## Exercise brief
Carry none of the pictures over; set down the material below exactly.

--- start Recorded information ---

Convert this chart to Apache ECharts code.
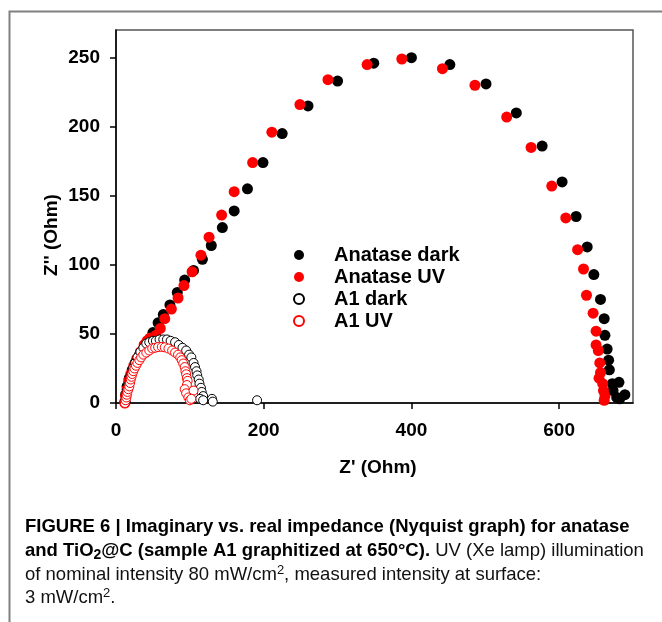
<!DOCTYPE html>
<html>
<head>
<meta charset="utf-8">
<script src="https://cdn.jsdelivr.net/npm/echarts@6/dist/echarts.min.js"></script>
<style>
  html, body { margin: 0; padding: 0; background: #fff; }
  #chart { width: 662px; height: 622px; }
</style>
</head>
<body>
<div id="chart"></div>
<script>
// series names (legend order)
const seriesNames = ["Anatase dark", "Anatase UV", "A1 dark", "A1 UV"];

// [Z', Z''] in Ohm
const anataseDark = [
  [12, 1], [13, 6], [15, 12], [18, 18], [22, 24], [26, 29], [31, 34], [36, 38], [41, 43], [45, 46],
  [50, 51], [57, 58], [64, 64], [73, 71], [83, 80], [93, 89], [105, 96], [117, 104], [129, 114],
  [144, 127], [160, 139], [178, 155], [199, 174], [225, 195], [260, 215], [300, 233], [349, 246],
  [400, 250], [452, 245], [501, 231], [542, 210], [577, 186], [604, 160], [623, 135], [638, 113],
  [647, 93], [656, 75], [661, 61], [662, 49], [665, 39], [667, 31], [668, 24], [672, 14], [681, 15],
  [673, 9], [678, 4], [689, 6], [682, 3]
];
const anataseUV = [
  [12, 0], [13, 5], [15, 10], [17, 16], [20, 21], [24, 27], [28, 32], [33, 37], [38, 42], [42, 45],
  [46, 47], [54, 49], [60, 54], [66, 61], [75, 68], [84, 76], [92, 85], [103, 95], [115, 107],
  [126, 120], [143, 136], [160, 153], [185, 174], [211, 196], [249, 216], [287, 234], [340, 245],
  [387, 249], [442, 242], [486, 230], [529, 207], [562, 185], [590, 157], [609, 134], [625, 111],
  [633, 97], [637, 78], [646, 65], [650, 52], [650, 42], [653, 38], [655, 29], [656, 22], [654, 18],
  [659, 14], [660, 9], [662, 5], [661, 2]
];
const a1Dark = [
  [13, 1], [14, 5], [15, 9], [17, 13], [19, 17], [21, 21], [23, 25], [26, 29], [29, 33], [33, 37],
  [37, 40], [41, 43], [45, 44], [50, 45], [54, 45], [59, 46], [64, 46], [69, 46], [74, 45], [80, 44],
  [85, 42], [90, 40], [95, 38], [99, 35], [102, 33], [105, 29], [107, 26], [109, 23], [110, 20],
  [112, 17], [113, 14], [115, 11], [116, 8], [118, 5], [114, 3], [118, 2], [130, 3], [131, 1], [191, 2]
];
const a1UV = [
  [12, 0], [13, 2], [14, 4], [14.5, 6], [15.5, 8], [16.7, 10], [18, 12], [19, 14.5], [20, 17], [21, 19],
  [22, 21], [23.4, 23], [25, 25], [27, 27], [29, 29], [31.6, 31], [34, 33], [37, 35], [41, 36.5],
  [45, 38], [49, 39.5], [53, 40], [57, 40.5], [62, 40.6], [66, 40.3], [71, 39.4], [76, 38], [80, 36.5],
  [84, 35], [87, 33], [89, 31], [91, 28.6], [93, 26], [94, 23], [95, 20.8], [96, 18], [97, 16],
  [96, 13], [93, 10], [95, 7], [105, 9], [98, 4], [100, 2], [102, 3]
];

const FONT = "'Liberation Sans', Arial, Helvetica, sans-serif";

var chartDom = document.getElementById("chart");
var myChart = echarts.init(chartDom);
var option;

const filled = (name, data, color) => ({
  name: name,
  type: "scatter",
  data: data,
  symbol: "circle",
  symbolSize: 11,
  itemStyle: { color: color, opacity: 1 },
  emphasis: { disabled: true },
});
const hollow = (name, data, color) => ({
  name: name,
  type: "scatter",
  data: data,
  symbol: "circle",
  symbolSize: 9,
  itemStyle: { color: "#fff", borderColor: color, borderWidth: 1, opacity: 1 },
  emphasis: { disabled: true },
});

option = {
  animation: false,
  backgroundColor: "#fff",
  grid: {
    left: 116, top: 30, right: 29, bottom: 219,
    show: true, borderColor: "#555", borderWidth: 1.5,
    outerBoundsMode: "none",
  },
  xAxis: {
    type: "value",
    min: 0, max: 700, interval: 200,
    axisLine: { show: true, lineStyle: { color: "#000", width: 1.5 } },
    axisTick: { show: true, inside: false, length: 6, lineStyle: { color: "#000", width: 1.5 } },
    axisLabel: {
      margin: 18, color: "#000", fontSize: 19, fontWeight: "bold", fontFamily: FONT,
      showMaxLabel: false,
    },
    splitLine: { show: false },
  },
  yAxis: {
    type: "value",
    min: 0, max: 270, interval: 50,
    axisLine: { show: true, lineStyle: { color: "#000", width: 1.5 } },
    axisTick: { show: true, inside: false, length: 6, lineStyle: { color: "#000", width: 1.5 } },
    axisLabel: {
      margin: 16, color: "#000", fontSize: 19, fontWeight: "bold", fontFamily: FONT,
      showMaxLabel: false,
    },
    splitLine: { show: false },
  },
  legend: {
    orient: "vertical",
    left: 288, top: 240,
    icon: "circle",
    itemWidth: 60, itemHeight: 10, itemGap: 2,
    data: seriesNames,
    textStyle: { color: "#000", fontSize: 20, fontWeight: "bold", fontFamily: FONT },
    selectedMode: false,
  },
  series: [
    filled(seriesNames[0], anataseDark, "#000"),
    filled(seriesNames[1], anataseUV, "#ff0000"),
    hollow(seriesNames[2], a1Dark, "#000"),
    hollow(seriesNames[3], a1UV, "#ff0000"),
  ],
  graphic: [
    // figure frame
    {
      type: "rect", left: 7, top: 9, silent: true,
      shape: { width: 720, height: 700 },
      style: { fill: "none", stroke: "#808080", lineWidth: 2 },
    },
    // axis titles
    {
      type: "text", x: 378, y: 468, silent: true,
      style: {
        text: "Z' (Ohm)", fill: "#000", font: "bold 19px " + FONT,
        textAlign: "center", textVerticalAlign: "middle",
      },
    },
    {
      type: "text", x: 52, y: 235, rotation: Math.PI / 2, silent: true,
      style: {
        text: "Z'' (Ohm)", fill: "#000", font: "bold 19px " + FONT,
        textAlign: "center", textVerticalAlign: "middle",
      },
    },
    // caption
    {
      type: "text", x: 25, y: 527, silent: true,
      style: {
        text: "{b|FIGURE 6 | Imaginary vs. real impedance (Nyquist graph) for anatase}",
        textVerticalAlign: "middle",
        rich: { b: { fill: "#000", font: "bold 18.5px " + FONT } },
      },
    },
    {
      type: "text", x: 25, y: 551, silent: true,
      style: {
        text: "{b|and TiO}{bs|2}{b|@C (sample A1 graphitized at 650°C).}{r| UV (Xe lamp) illumination}",
        textVerticalAlign: "middle",
        rich: {
          b: { fill: "#000", font: "bold 18.5px " + FONT, lineHeight: 22 },
          bs: { fill: "#000", font: "bold 14px " + FONT, lineHeight: 22, verticalAlign: "bottom" },
          r: { fill: "#111", font: "18.5px " + FONT, lineHeight: 22 },
        },
      },
    },
    {
      type: "text", x: 25, y: 575, silent: true,
      style: {
        text: "{r|of nominal intensity 80 mW/cm}{sp|2}{r|, measured intensity at surface:}",
        textVerticalAlign: "middle",
        rich: {
          r: { fill: "#111", font: "18.5px " + FONT, lineHeight: 22 },
          sp: { fill: "#111", font: "13px " + FONT, lineHeight: 22, verticalAlign: "top" },
        },
      },
    },
    {
      type: "text", x: 25, y: 598, silent: true,
      style: {
        text: "{r|3 mW/cm}{sp|2}{r|.}",
        textVerticalAlign: "middle",
        rich: {
          r: { fill: "#111", font: "18.5px " + FONT, lineHeight: 22 },
          sp: { fill: "#111", font: "13px " + FONT, lineHeight: 22, verticalAlign: "top" },
        },
      },
    },
  ],
};

option && myChart.setOption(option);
</script>
</body>
</html>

--- end Recorded information ---

## Answer to the task
Convert this chart to Apache ECharts code.
<!DOCTYPE html>
<html>
<head>
<meta charset="utf-8">
<script src="https://cdn.jsdelivr.net/npm/echarts@6/dist/echarts.min.js"></script>
<style>
  html, body { margin: 0; padding: 0; background: #fff; }
  #chart { width: 662px; height: 622px; }
</style>
</head>
<body>
<div id="chart"></div>
<script>
// series names (legend order)
const seriesNames = ["Anatase dark", "Anatase UV", "A1 dark", "A1 UV"];

// [Z', Z''] in Ohm
const anataseDark = [
  [12, 1], [13, 6], [15, 12], [18, 18], [22, 24], [26, 29], [31, 34], [36, 38], [41, 43], [45, 46],
  [50, 51], [57, 58], [64, 64], [73, 71], [83, 80], [93, 89], [105, 96], [117, 104], [129, 114],
  [144, 127], [160, 139], [178, 155], [199, 174], [225, 195], [260, 215], [300, 233], [349, 246],
  [400, 250], [452, 245], [501, 231], [542, 210], [577, 186], [604, 160], [623, 135], [638, 113],
  [647, 93], [656, 75], [661, 61], [662, 49], [665, 39], [667, 31], [668, 24], [672, 14], [681, 15],
  [673, 9], [678, 4], [689, 6], [682, 3]
];
const anataseUV = [
  [12, 0], [13, 5], [15, 10], [17, 16], [20, 21], [24, 27], [28, 32], [33, 37], [38, 42], [42, 45],
  [46, 47], [54, 49], [60, 54], [66, 61], [75, 68], [84, 76], [92, 85], [103, 95], [115, 107],
  [126, 120], [143, 136], [160, 153], [185, 174], [211, 196], [249, 216], [287, 234], [340, 245],
  [387, 249], [442, 242], [486, 230], [529, 207], [562, 185], [590, 157], [609, 134], [625, 111],
  [633, 97], [637, 78], [646, 65], [650, 52], [650, 42], [653, 38], [655, 29], [656, 22], [654, 18],
  [659, 14], [660, 9], [662, 5], [661, 2]
];
const a1Dark = [
  [13, 1], [14, 5], [15, 9], [17, 13], [19, 17], [21, 21], [23, 25], [26, 29], [29, 33], [33, 37],
  [37, 40], [41, 43], [45, 44], [50, 45], [54, 45], [59, 46], [64, 46], [69, 46], [74, 45], [80, 44],
  [85, 42], [90, 40], [95, 38], [99, 35], [102, 33], [105, 29], [107, 26], [109, 23], [110, 20],
  [112, 17], [113, 14], [115, 11], [116, 8], [118, 5], [114, 3], [118, 2], [130, 3], [131, 1], [191, 2]
];
const a1UV = [
  [12, 0], [13, 2], [14, 4], [14.5, 6], [15.5, 8], [16.7, 10], [18, 12], [19, 14.5], [20, 17], [21, 19],
  [22, 21], [23.4, 23], [25, 25], [27, 27], [29, 29], [31.6, 31], [34, 33], [37, 35], [41, 36.5],
  [45, 38], [49, 39.5], [53, 40], [57, 40.5], [62, 40.6], [66, 40.3], [71, 39.4], [76, 38], [80, 36.5],
  [84, 35], [87, 33], [89, 31], [91, 28.6], [93, 26], [94, 23], [95, 20.8], [96, 18], [97, 16],
  [96, 13], [93, 10], [95, 7], [105, 9], [98, 4], [100, 2], [102, 3]
];

const FONT = "'Liberation Sans', Arial, Helvetica, sans-serif";

var chartDom = document.getElementById("chart");
var myChart = echarts.init(chartDom);
var option;

const filled = (name, data, color) => ({
  name: name,
  type: "scatter",
  data: data,
  symbol: "circle",
  symbolSize: 11,
  itemStyle: { color: color, opacity: 1 },
  emphasis: { disabled: true },
});
const hollow = (name, data, color) => ({
  name: name,
  type: "scatter",
  data: data,
  symbol: "circle",
  symbolSize: 9,
  itemStyle: { color: "#fff", borderColor: color, borderWidth: 1, opacity: 1 },
  emphasis: { disabled: true },
});

option = {
  animation: false,
  backgroundColor: "#fff",
  grid: {
    left: 116, top: 30, right: 29, bottom: 219,
    show: true, borderColor: "#555", borderWidth: 1.5,
    outerBoundsMode: "none",
  },
  xAxis: {
    type: "value",
    min: 0, max: 700, interval: 200,
    axisLine: { show: true, lineStyle: { color: "#000", width: 1.5 } },
    axisTick: { show: true, inside: false, length: 6, lineStyle: { color: "#000", width: 1.5 } },
    axisLabel: {
      margin: 18, color: "#000", fontSize: 19, fontWeight: "bold", fontFamily: FONT,
      showMaxLabel: false,
    },
    splitLine: { show: false },
  },
  yAxis: {
    type: "value",
    min: 0, max: 270, interval: 50,
    axisLine: { show: true, lineStyle: { color: "#000", width: 1.5 } },
    axisTick: { show: true, inside: false, length: 6, lineStyle: { color: "#000", width: 1.5 } },
    axisLabel: {
      margin: 16, color: "#000", fontSize: 19, fontWeight: "bold", fontFamily: FONT,
      showMaxLabel: false,
    },
    splitLine: { show: false },
  },
  legend: {
    orient: "vertical",
    left: 288, top: 240,
    icon: "circle",
    itemWidth: 60, itemHeight: 10, itemGap: 2,
    data: seriesNames,
    textStyle: { color: "#000", fontSize: 20, fontWeight: "bold", fontFamily: FONT },
    selectedMode: false,
  },
  series: [
    filled(seriesNames[0], anataseDark, "#000"),
    filled(seriesNames[1], anataseUV, "#ff0000"),
    hollow(seriesNames[2], a1Dark, "#000"),
    hollow(seriesNames[3], a1UV, "#ff0000"),
  ],
  graphic: [
    // figure frame
    {
      type: "rect", left: 7, top: 9, silent: true,
      shape: { width: 720, height: 700 },
      style: { fill: "none", stroke: "#808080", lineWidth: 2 },
    },
    // axis titles
    {
      type: "text", x: 378, y: 468, silent: true,
      style: {
        text: "Z' (Ohm)", fill: "#000", font: "bold 19px " + FONT,
        textAlign: "center", textVerticalAlign: "middle",
      },
    },
    {
      type: "text", x: 52, y: 235, rotation: Math.PI / 2, silent: true,
      style: {
        text: "Z'' (Ohm)", fill: "#000", font: "bold 19px " + FONT,
        textAlign: "center", textVerticalAlign: "middle",
      },
    },
    // caption
    {
      type: "text", x: 25, y: 527, silent: true,
      style: {
        text: "{b|FIGURE 6 | Imaginary vs. real impedance (Nyquist graph) for anatase}",
        textVerticalAlign: "middle",
        rich: { b: { fill: "#000", font: "bold 18.5px " + FONT } },
      },
    },
    {
      type: "text", x: 25, y: 551, silent: true,
      style: {
        text: "{b|and TiO}{bs|2}{b|@C (sample A1 graphitized at 650°C).}{r| UV (Xe lamp) illumination}",
        textVerticalAlign: "middle",
        rich: {
          b: { fill: "#000", font: "bold 18.5px " + FONT, lineHeight: 22 },
          bs: { fill: "#000", font: "bold 14px " + FONT, lineHeight: 22, verticalAlign: "bottom" },
          r: { fill: "#111", font: "18.5px " + FONT, lineHeight: 22 },
        },
      },
    },
    {
      type: "text", x: 25, y: 575, silent: true,
      style: {
        text: "{r|of nominal intensity 80 mW/cm}{sp|2}{r|, measured intensity at surface:}",
        textVerticalAlign: "middle",
        rich: {
          r: { fill: "#111", font: "18.5px " + FONT, lineHeight: 22 },
          sp: { fill: "#111", font: "13px " + FONT, lineHeight: 22, verticalAlign: "top" },
        },
      },
    },
    {
      type: "text", x: 25, y: 598, silent: true,
      style: {
        text: "{r|3 mW/cm}{sp|2}{r|.}",
        textVerticalAlign: "middle",
        rich: {
          r: { fill: "#111", font: "18.5px " + FONT, lineHeight: 22 },
          sp: { fill: "#111", font: "13px " + FONT, lineHeight: 22, verticalAlign: "top" },
        },
      },
    },
  ],
};

option && myChart.setOption(option);
</script>
</body>
</html>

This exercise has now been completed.